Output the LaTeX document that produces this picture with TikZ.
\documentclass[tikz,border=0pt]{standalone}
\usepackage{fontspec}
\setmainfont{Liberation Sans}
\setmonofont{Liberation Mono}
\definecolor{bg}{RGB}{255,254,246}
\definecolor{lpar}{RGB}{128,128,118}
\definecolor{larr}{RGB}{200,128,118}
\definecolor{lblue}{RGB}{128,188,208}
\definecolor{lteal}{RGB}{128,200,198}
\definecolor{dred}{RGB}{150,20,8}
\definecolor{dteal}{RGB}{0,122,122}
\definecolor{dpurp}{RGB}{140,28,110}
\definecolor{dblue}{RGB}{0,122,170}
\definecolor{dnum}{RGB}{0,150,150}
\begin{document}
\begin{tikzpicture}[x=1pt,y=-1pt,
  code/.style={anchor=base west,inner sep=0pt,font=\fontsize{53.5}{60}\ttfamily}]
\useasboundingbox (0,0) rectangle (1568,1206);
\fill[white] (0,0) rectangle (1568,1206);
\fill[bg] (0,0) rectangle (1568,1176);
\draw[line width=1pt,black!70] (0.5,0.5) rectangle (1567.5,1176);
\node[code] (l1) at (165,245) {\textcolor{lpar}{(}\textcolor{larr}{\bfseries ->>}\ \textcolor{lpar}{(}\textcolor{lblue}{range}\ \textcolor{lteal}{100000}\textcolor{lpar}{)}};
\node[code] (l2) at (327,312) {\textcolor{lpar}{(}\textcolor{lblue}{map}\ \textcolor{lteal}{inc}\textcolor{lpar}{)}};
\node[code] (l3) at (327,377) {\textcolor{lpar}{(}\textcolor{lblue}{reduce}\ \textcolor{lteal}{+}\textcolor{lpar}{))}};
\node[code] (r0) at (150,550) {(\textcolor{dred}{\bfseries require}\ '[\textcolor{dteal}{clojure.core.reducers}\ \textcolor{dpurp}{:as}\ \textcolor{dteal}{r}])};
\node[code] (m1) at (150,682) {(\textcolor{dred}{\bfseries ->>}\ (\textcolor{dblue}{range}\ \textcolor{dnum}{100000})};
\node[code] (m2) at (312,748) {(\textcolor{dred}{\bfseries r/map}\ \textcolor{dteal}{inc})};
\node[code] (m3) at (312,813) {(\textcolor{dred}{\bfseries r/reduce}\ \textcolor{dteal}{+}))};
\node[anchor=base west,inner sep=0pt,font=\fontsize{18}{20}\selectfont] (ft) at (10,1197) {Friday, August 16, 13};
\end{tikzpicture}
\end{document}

--------------------------------

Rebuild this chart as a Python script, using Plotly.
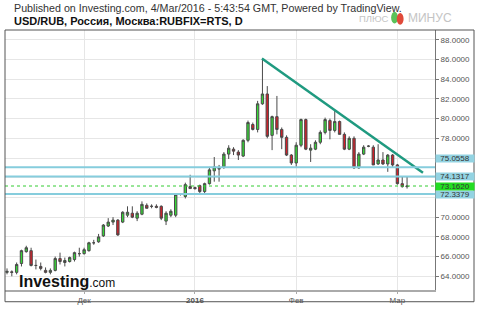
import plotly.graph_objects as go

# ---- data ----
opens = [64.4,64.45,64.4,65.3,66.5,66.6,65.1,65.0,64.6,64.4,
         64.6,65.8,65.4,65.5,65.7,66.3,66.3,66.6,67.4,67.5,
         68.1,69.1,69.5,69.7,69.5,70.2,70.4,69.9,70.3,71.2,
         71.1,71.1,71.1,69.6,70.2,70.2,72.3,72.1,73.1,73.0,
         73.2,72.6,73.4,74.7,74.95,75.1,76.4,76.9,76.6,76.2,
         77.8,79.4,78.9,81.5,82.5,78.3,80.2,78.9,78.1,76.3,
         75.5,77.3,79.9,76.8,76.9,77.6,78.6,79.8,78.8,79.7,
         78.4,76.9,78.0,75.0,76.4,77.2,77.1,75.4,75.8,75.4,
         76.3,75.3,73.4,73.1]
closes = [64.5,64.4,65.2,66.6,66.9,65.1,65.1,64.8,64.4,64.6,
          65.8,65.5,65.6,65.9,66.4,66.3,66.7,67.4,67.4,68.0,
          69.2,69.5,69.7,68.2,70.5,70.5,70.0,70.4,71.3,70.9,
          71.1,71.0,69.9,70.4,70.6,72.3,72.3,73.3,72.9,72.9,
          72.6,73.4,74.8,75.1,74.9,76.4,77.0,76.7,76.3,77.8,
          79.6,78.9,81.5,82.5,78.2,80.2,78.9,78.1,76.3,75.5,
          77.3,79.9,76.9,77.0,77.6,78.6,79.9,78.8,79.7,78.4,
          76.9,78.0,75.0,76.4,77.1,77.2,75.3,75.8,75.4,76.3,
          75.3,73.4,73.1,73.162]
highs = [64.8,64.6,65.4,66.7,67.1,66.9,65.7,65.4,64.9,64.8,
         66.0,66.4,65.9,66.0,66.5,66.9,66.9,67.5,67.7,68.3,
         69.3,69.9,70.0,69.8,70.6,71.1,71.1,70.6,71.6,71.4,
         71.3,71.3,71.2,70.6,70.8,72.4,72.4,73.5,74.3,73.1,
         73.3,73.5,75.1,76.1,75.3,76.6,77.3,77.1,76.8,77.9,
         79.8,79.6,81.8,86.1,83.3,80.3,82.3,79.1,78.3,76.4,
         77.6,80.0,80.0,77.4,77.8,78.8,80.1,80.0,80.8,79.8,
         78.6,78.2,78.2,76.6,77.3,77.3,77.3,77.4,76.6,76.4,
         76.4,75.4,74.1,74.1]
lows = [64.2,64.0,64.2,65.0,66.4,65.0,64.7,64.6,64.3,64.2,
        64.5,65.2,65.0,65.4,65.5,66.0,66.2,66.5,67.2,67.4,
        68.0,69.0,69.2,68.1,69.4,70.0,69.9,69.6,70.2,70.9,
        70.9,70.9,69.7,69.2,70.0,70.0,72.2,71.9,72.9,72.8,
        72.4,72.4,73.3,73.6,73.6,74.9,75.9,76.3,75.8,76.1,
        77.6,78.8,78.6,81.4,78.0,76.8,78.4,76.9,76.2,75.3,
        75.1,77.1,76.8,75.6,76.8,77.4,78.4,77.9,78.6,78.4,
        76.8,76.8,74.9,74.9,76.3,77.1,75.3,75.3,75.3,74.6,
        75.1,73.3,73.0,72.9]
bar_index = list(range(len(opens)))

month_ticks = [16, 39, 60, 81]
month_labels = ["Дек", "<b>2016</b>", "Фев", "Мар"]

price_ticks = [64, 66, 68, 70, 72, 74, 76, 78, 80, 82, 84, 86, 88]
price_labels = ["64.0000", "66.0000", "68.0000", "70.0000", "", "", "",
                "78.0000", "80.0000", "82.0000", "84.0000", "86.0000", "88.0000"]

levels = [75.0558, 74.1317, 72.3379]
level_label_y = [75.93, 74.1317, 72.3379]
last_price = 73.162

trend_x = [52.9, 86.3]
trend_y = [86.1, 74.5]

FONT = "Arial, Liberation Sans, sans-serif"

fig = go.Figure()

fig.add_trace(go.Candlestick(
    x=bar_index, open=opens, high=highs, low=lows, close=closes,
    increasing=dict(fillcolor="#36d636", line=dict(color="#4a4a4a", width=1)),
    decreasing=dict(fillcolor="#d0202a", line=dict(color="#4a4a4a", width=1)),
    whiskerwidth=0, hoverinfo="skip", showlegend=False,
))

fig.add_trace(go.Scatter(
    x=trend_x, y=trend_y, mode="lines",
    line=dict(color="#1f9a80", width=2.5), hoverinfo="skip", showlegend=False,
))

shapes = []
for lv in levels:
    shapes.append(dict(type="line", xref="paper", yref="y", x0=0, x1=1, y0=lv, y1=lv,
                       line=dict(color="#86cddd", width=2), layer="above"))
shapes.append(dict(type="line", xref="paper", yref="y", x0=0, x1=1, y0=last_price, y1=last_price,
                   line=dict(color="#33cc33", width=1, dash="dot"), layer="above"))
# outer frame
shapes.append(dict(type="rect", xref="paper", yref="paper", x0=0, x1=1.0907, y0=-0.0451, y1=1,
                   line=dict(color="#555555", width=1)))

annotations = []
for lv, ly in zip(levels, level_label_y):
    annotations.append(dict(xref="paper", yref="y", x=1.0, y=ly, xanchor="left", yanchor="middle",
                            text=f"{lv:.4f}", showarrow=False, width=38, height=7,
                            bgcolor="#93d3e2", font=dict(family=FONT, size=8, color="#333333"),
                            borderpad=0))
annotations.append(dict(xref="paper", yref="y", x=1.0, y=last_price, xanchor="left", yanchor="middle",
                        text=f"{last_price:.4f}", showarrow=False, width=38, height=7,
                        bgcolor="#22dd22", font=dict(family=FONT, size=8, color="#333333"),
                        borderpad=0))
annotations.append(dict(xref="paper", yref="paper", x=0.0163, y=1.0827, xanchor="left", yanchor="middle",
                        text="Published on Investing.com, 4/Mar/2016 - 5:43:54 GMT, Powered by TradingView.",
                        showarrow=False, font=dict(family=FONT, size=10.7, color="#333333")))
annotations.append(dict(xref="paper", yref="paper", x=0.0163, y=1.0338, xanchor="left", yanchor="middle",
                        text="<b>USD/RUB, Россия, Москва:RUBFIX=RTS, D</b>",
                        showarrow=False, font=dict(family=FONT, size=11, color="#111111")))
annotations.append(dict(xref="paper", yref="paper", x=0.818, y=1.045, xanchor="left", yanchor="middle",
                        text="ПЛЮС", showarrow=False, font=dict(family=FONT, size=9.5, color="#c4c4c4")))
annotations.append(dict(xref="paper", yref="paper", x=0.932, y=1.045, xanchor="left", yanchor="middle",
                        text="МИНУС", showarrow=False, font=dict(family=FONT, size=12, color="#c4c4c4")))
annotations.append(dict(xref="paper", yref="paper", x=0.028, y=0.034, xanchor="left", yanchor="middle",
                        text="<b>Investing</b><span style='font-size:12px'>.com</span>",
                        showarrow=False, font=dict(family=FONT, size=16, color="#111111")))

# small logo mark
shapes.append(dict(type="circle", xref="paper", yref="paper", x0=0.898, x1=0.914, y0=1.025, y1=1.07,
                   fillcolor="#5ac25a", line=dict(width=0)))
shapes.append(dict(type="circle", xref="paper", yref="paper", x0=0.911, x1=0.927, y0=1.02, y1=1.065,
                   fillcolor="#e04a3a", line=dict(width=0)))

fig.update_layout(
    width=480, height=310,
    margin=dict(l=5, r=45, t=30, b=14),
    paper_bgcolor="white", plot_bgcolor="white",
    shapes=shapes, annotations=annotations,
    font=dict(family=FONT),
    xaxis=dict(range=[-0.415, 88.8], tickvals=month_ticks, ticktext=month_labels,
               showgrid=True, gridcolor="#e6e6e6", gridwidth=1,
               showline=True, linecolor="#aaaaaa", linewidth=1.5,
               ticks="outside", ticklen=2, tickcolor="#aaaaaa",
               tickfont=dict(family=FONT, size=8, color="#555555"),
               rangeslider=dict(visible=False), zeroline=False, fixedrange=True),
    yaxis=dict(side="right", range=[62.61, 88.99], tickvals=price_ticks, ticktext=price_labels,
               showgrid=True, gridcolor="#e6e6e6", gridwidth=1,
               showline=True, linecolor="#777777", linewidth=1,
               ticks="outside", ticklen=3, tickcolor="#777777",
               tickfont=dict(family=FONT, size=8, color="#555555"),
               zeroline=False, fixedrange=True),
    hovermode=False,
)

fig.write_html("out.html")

--------------------------------

EXERCISE
Every line from the one containing "Rebuild this chart" to the one containing "import plotly.graph_objects as go" should be output exactly, both ends included. Nothing else goes in, and no pictures either.

CORRECT RESULT
Rebuild this chart as a Python script, using Plotly.
import plotly.graph_objects as go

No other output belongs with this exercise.